Isso foi escrito para os Cristãos em Roma por volta de 59 d.C., quando Nero era imperador, o que deixa claro que a determinação para obedecer às “autoridades que há” não tinha nada a ver com o caráter do governante. Nero era um homem notoriamente perverso, e ainda assim era verdade quanto a ele que “as autoridades que há foram ordenadas por Deus”. Todos os governantes são, é claro, responsáveis perante Deus pela forma como governam o povo, enquanto é dever do povo obedecer àqueles a quem Deus ordenou.
Uma exceção
Há, como sabemos, uma exceção à obediência às autoridades civis, ou seja, quando suas ordens se chocam com o que Deus nos ordenou a fazer. Pedro, quando ordenado pelos governantes de Israel a não falar nem ensinar em nome de Jesus, disse: “Julgai vós se é justo, diante de Deus, ouvir-vos antes a vós do que a Deus. Porque não podemos deixar de falar do que temos visto e ouvido” (At 4:19-20). Em outra ocasião, ele disse: “Mais importa obedecer a Deus do que aos homens” (At 5:29). Em ambas as ocasiões, foram os governantes religiosos que ordenaram que eles ficassem em silêncio, mas houve casos em que os poderes civis deram ordens semelhantes.

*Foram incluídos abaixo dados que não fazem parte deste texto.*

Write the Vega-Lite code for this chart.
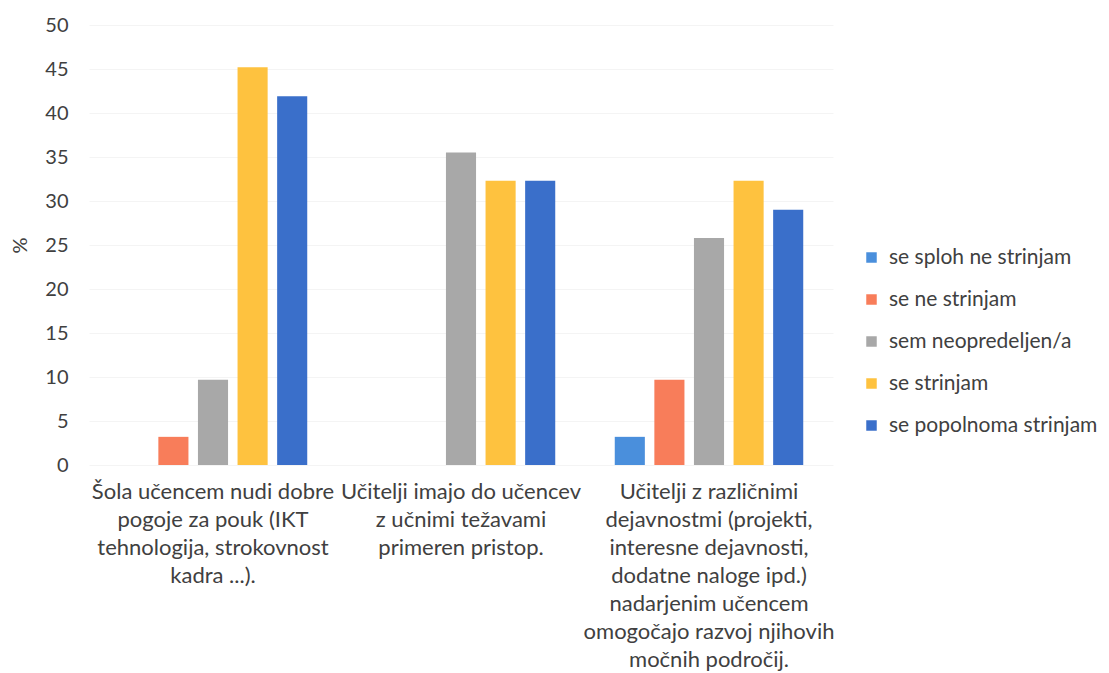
{
  "$schema": "https://vega.github.io/schema/vega-lite/v6.json",
  "width": 744,
  "height": 440,
  "autosize": {"type": "none"},
  "padding": {"left": 89, "top": 25, "right": 276, "bottom": 208},
  "background": "white",
  "config": {
    "font": "Lato",
    "view": {"stroke": null},
    "axis": {"labelFont": "Lato", "titleFont": "Lato"}
  },
  "data": {
    "values": [
      {"q": "Šola učencem nudi dobre|pogoje za pouk (IKT|tehnologija, strokovnost|kadra ...).", "odg": "se sploh ne strinjam", "p": 0},
      {"q": "Šola učencem nudi dobre|pogoje za pouk (IKT|tehnologija, strokovnost|kadra ...).", "odg": "se ne strinjam", "p": 3.2},
      {"q": "Šola učencem nudi dobre|pogoje za pouk (IKT|tehnologija, strokovnost|kadra ...).", "odg": "sem neopredeljen/a", "p": 9.7},
      {"q": "Šola učencem nudi dobre|pogoje za pouk (IKT|tehnologija, strokovnost|kadra ...).", "odg": "se strinjam", "p": 45.2},
      {"q": "Šola učencem nudi dobre|pogoje za pouk (IKT|tehnologija, strokovnost|kadra ...).", "odg": "se popolnoma strinjam", "p": 41.9},
      {"q": "Učitelji imajo do učencev|z učnimi težavami|primeren pristop.", "odg": "se sploh ne strinjam", "p": 0},
      {"q": "Učitelji imajo do učencev|z učnimi težavami|primeren pristop.", "odg": "se ne strinjam", "p": 0},
      {"q": "Učitelji imajo do učencev|z učnimi težavami|primeren pristop.", "odg": "sem neopredeljen/a", "p": 35.5},
      {"q": "Učitelji imajo do učencev|z učnimi težavami|primeren pristop.", "odg": "se strinjam", "p": 32.3},
      {"q": "Učitelji imajo do učencev|z učnimi težavami|primeren pristop.", "odg": "se popolnoma strinjam", "p": 32.3},
      {"q": "Učitelji z različnimi|dejavnostmi (projekti,|interesne dejavnosti,|dodatne naloge ipd.)|nadarjenim učencem|omogočajo razvoj njihovih|močnih področij.", "odg": "se sploh ne strinjam", "p": 3.2},
      {"q": "Učitelji z različnimi|dejavnostmi (projekti,|interesne dejavnosti,|dodatne naloge ipd.)|nadarjenim učencem|omogočajo razvoj njihovih|močnih področij.", "odg": "se ne strinjam", "p": 9.7},
      {"q": "Učitelji z različnimi|dejavnostmi (projekti,|interesne dejavnosti,|dodatne naloge ipd.)|nadarjenim učencem|omogočajo razvoj njihovih|močnih področij.", "odg": "sem neopredeljen/a", "p": 25.8},
      {"q": "Učitelji z različnimi|dejavnostmi (projekti,|interesne dejavnosti,|dodatne naloge ipd.)|nadarjenim učencem|omogočajo razvoj njihovih|močnih področij.", "odg": "se strinjam", "p": 32.3},
      {"q": "Učitelji z različnimi|dejavnostmi (projekti,|interesne dejavnosti,|dodatne naloge ipd.)|nadarjenim učencem|omogočajo razvoj njihovih|močnih področij.", "odg": "se popolnoma strinjam", "p": 29.0}
    ]
  },
  "mark": {"type": "bar"},
  "encoding": {
    "x": {
      "field": "q",
      "type": "nominal",
      "sort": null,
      "title": null,
      "scale": {"paddingInner": 0.24, "paddingOuter": 0.12},
      "axis": {
        "labelAngle": 0,
        "labelExpr": "split(datum.value, '|')",
        "labelFontSize": 22,
        "labelColor": "#404040",
        "labelLineHeight": 28,
        "labelPadding": 16,
        "labelBaseline": "top",
        "labelAlign": "center",
        "labelLimit": 400,
        "labelOverlap": false,
        "ticks": false,
        "domain": false
      }
    },
    "xOffset": {
      "field": "odg",
      "type": "nominal",
      "sort": ["se sploh ne strinjam", "se ne strinjam", "sem neopredeljen/a", "se strinjam", "se popolnoma strinjam"],
      "scale": {"paddingInner": 0.24, "paddingOuter": 0}
    },
    "y": {
      "field": "p",
      "type": "quantitative",
      "title": "%",
      "scale": {"domain": [0, 50]},
      "axis": {
        "values": [0, 5, 10, 15, 20, 25, 30, 35, 40, 45, 50],
        "labelFontSize": 20,
        "labelColor": "#404040",
        "labelPadding": 21,
        "titleFontSize": 20,
        "titleFontWeight": "normal",
        "titleColor": "#404040",
        "titlePadding": 14,
        "ticks": false,
        "domain": false,
        "gridColor": "#f4f4f4",
        "gridWidth": 1
      }
    },
    "color": {
      "field": "odg",
      "type": "nominal",
      "sort": ["se sploh ne strinjam", "se ne strinjam", "sem neopredeljen/a", "se strinjam", "se popolnoma strinjam"],
      "scale": {
        "domain": ["se sploh ne strinjam", "se ne strinjam", "sem neopredeljen/a", "se strinjam", "se popolnoma strinjam"],
        "range": ["#4a8fdc", "#f87d5a", "#a8a8a8", "#fec23f", "#3a6fca"]
      },
      "legend": {
        "title": null,
        "orient": "none",
        "legendX": 772,
        "legendY": 222,
        "symbolType": "square",
        "symbolSize": 110,
        "labelFontSize": 21,
        "labelColor": "#404040",
        "rowPadding": 20,
        "labelOffset": 7,
        "labelLimit": 300
      }
    }
  }
}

Isso de forma alguma colide com a instrução geral de obedecer aos que têm autoridade. E essa regra simples é uma grande bênção. Muitos do amado povo de Deus, não vendo isso, se misturam nas várias questões políticas e se consideram competentes para julgar o que os governantes fazem e, assim, se envolvem com todas as questões políticas do dia, em grande detrimento de seu progresso espiritual.
Como vimos, nossa cidadania está no céu, e Deus graciosamente nos aliviou de todo cuidado e ansiedade quanto aos assuntos nacionais. Não temos nada a ver com eles: pertencemos a outro país e somos apenas estrangeiros e peregrinos aqui. E o que os estrangeiros e peregrinos têm a ver com a política da terra pela qual estão passando, na qual se hospedam, mas à qual não pertencem?
Que Deus abra os olhos de todo o Seu amado povo para ver essa liberdade feliz que Ele trouxe para eles, e que eles andem como um povo celestial, assim como o próprio bendito Senhor andou quando Ele pisou nesta Terra. Será certamente para a Sua glória e para a própria bênção do Seu povo.